Re: [dev] [sbase][RFC] Add a simplistic version of tr

From: Silvan Jegen <s.jegen_AT_gmail.com>
Date: Thu, 28 Nov 2013 13:54:27 +0100

Thanks for the comments!

On Tue, Nov 26, 2013 at 11:40 PM, Thorsten Glaser <tg_AT_mirbsd.de> wrote:
> Strake dixit:
>>On 26/11/2013, Silvan Jegen <s.jegen_AT_gmail.com> wrote:
>>> If you you would rather not take this version, what approach would
>>> you take for the character set mapping when using UTF-8?
>>
>>On Linux, one can easily make a sparse array with 1-page granularity
>>with mmap, and so simply use a (wchar_t []) or (Rune []), but I'm not
>>sure how portable this is.
>
> Pretty portable, and 2²¹ * sizeof(wchar_t)/CHAR_BITS is at best 2²⁵
> or 32 MiB, so this would even work.

If I understand correctly you would use mmap to allocate a sparse
memory area into which we could then directly index (either using
UTF-8 or UTF-32 indices), right?
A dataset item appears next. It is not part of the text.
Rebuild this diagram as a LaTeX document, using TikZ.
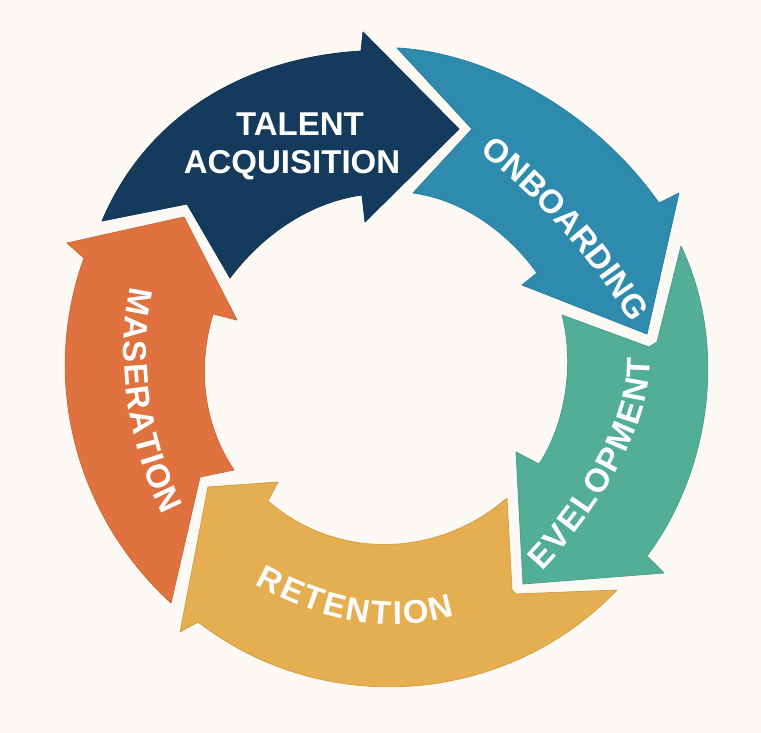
\documentclass[tikz,border=0pt]{standalone}
\usepackage{fontspec}
\setmainfont{Liberation Sans}
\usetikzlibrary{decorations.text}
\definecolor{bgcream}{HTML}{FDFAF5}
\definecolor{navyc}{HTML}{143A5C}
\definecolor{tealc}{HTML}{2E8BAE}
\definecolor{greenc}{HTML}{52AE97}
\definecolor{yellowc}{HTML}{E5AE50}
\definecolor{orangec}{HTML}{DF723F}
\newcommand{\ringfont}{\bfseries\fontsize{33}{36}\selectfont\color{white}}
\tikzset{
  segment/.style={fill=#1,draw=#1!92!black,line width=0.8pt,line join=round},
  ringlabel/.style={decorate,decoration={text along path,text align=fit to path,text={|\ringfont|#1}}},
  titlelabel/.style={text=white,font=\bfseries\fontsize{33}{36}\selectfont,inner sep=0pt,anchor=base}
}
\begin{document}
\begin{tikzpicture}[x=1pt,y=-1pt]
\fill[bgcream] (0,0) rectangle (761,733);
\draw[segment=navyc] (459,129) -- (363,32) -- (361,51) .. controls (245,58) and (147,115) .. (102,221)
  -- (187,204) -- (230,278) .. controls (262,235) and (310,202) .. (362,195) -- (365,222) -- cycle;
\draw[segment=tealc] (397,48) .. controls (480,52) and (590,105) .. (659,203) -- (679,193) -- (647,334)
  -- (522,285) -- (537,273) .. controls (510,235) and (465,200) .. (413,193) -- (472,129) -- cycle;
\draw[segment=greenc] (681,246) .. controls (728,345) and (711,470) .. (647,556) -- (664,573) -- (523,584)
  -- (516,452) -- (539,464) .. controls (565,425) and (575,365) .. (562,315) -- (649,347) -- (657,342) -- cycle;
\draw[segment=yellowc] (208,487) -- (278,482) -- (268,501) .. controls (337,561) and (438,558) .. (507,498)
  -- (512,590) -- (516,594) -- (617,590) .. controls (507,705) and (325,720) .. (198,622) -- (180,632) -- cycle;
\draw[segment=orangec] (67,243) -- (184,217) -- (237,320) -- (213,314) .. controls (197,367) and (203,424) .. (234,470)
  -- (200,477) -- (171,603) .. controls (75,515) and (40,380) .. (84,258) -- cycle;
\node[titlelabel] (talent) at (300,136) {TALENT};
\node[titlelabel] (acquisition) at (292,174) {ACQUISITION};
\path[ringlabel=ONBOARDING] (479,153) .. controls (530,190) and (590,255) .. (630,322);
\path[ringlabel=EVELOPMENT] (542,571) .. controls (595,515) and (652,430) .. (650,358);
\path[ringlabel=RETENTION] (255,584) .. controls (320,620) and (390,636) .. (455,616);
\path[ringlabel=MASERATION] (131,287) .. controls (116,345) and (124,440) .. (163,515);
\end{tikzpicture}
\end{document}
Since mmap needs a file descriptor
argument I would need a "typed memory object" for use with mmap which
can be obtained by using
http://pubs.opengroup.org/onlinepubs/009695399/functions/posix_typed_mem_open.html
. Those functions are POSIX so they should be reasonably portable I
would assume.


> But common, for Unicode, is to use the planes.
>
> struct {
> wchar_t foo[0x100];
> } *repl[0x1100];
>
> Do note that sizeof(wchar_t) may be 16, and that the OS’ own
> representation of wchar_t may not be Unicode, so the type would
> be semantically wrong.
>
> You might want to use uint32_t there.

Sadly, I do not follow. I recognize that the lengths of those arrays
multiplied correspond to the maximum number of Unicode code points
(1,114,112) but I am not sure how the mapping (from UTF-8 or UTF-32
encoding) should be done. Care to enlighten me?